## [Exercise task]
Find the word "this" in the data. Return every line where it appears.

## [Provided entries]
^^^^^^^^^^^^^^^^
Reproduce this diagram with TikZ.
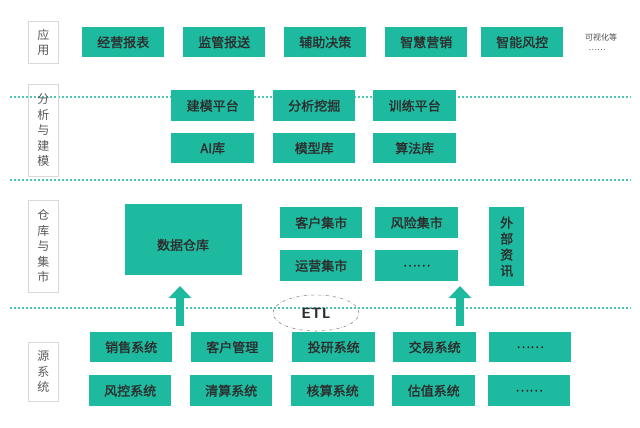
^^^^^^^^^^^^^^^^
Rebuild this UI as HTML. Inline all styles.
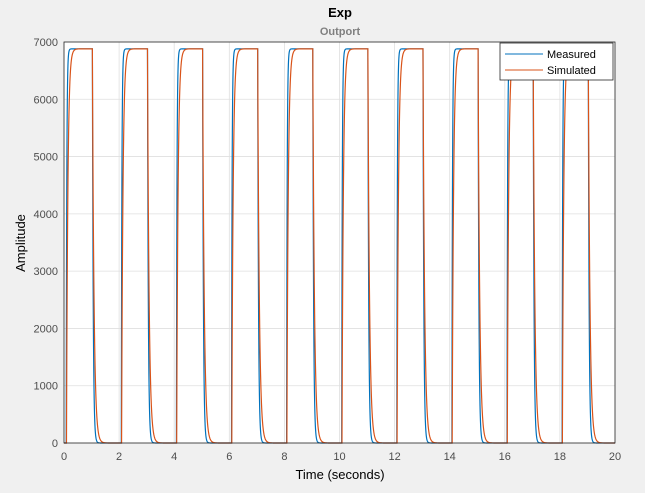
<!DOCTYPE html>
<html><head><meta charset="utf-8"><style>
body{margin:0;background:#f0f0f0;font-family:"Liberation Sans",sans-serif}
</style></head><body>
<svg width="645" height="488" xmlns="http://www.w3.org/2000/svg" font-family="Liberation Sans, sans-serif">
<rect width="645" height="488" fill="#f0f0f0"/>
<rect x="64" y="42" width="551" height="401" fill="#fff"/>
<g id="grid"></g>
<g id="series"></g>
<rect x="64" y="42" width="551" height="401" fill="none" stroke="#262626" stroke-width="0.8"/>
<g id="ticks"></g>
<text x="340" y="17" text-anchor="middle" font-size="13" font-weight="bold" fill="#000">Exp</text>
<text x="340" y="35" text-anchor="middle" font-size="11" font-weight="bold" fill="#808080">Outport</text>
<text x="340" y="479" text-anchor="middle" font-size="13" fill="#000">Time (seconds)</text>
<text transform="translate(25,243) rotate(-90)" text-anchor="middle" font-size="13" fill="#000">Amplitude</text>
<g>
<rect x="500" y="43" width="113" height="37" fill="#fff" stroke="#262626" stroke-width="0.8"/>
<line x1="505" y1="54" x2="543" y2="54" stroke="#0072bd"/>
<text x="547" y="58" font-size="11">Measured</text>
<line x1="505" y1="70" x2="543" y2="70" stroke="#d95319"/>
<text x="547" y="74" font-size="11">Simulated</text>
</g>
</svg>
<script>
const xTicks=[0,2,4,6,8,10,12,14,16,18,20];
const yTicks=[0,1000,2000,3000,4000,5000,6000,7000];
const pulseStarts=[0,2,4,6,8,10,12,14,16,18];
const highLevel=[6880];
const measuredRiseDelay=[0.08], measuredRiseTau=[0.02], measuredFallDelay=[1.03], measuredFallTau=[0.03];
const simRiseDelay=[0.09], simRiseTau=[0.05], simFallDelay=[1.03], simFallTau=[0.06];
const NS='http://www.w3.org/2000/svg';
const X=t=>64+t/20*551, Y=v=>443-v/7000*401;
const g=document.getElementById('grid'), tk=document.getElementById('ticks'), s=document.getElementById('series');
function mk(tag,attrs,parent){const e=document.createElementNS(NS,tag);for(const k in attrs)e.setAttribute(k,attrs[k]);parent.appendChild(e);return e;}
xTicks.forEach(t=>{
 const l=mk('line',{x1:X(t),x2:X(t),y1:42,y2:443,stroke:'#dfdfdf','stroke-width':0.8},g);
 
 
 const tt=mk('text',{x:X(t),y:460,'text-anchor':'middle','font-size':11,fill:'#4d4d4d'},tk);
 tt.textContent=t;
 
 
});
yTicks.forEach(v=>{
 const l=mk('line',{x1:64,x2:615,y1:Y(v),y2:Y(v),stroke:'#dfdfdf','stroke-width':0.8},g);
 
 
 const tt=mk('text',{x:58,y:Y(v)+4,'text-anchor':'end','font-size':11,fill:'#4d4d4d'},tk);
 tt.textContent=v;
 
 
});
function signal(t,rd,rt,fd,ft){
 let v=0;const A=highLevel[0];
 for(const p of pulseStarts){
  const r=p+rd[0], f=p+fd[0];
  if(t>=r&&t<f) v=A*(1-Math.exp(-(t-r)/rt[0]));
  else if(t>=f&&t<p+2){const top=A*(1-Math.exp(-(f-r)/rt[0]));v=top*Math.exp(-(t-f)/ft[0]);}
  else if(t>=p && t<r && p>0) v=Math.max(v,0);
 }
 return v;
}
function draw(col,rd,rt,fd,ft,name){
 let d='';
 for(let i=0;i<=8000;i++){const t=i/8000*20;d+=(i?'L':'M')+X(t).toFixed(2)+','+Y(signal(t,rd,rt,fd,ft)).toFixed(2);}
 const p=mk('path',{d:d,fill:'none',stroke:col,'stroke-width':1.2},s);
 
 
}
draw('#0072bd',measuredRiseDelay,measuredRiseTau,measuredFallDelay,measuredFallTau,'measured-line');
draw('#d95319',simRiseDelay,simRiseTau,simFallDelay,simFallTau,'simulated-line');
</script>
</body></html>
^^^^^^^^^^^^^^^^
## [Solved exercise]
Reproduce this diagram with TikZ.
Rebuild this UI as HTML. Inline all styles.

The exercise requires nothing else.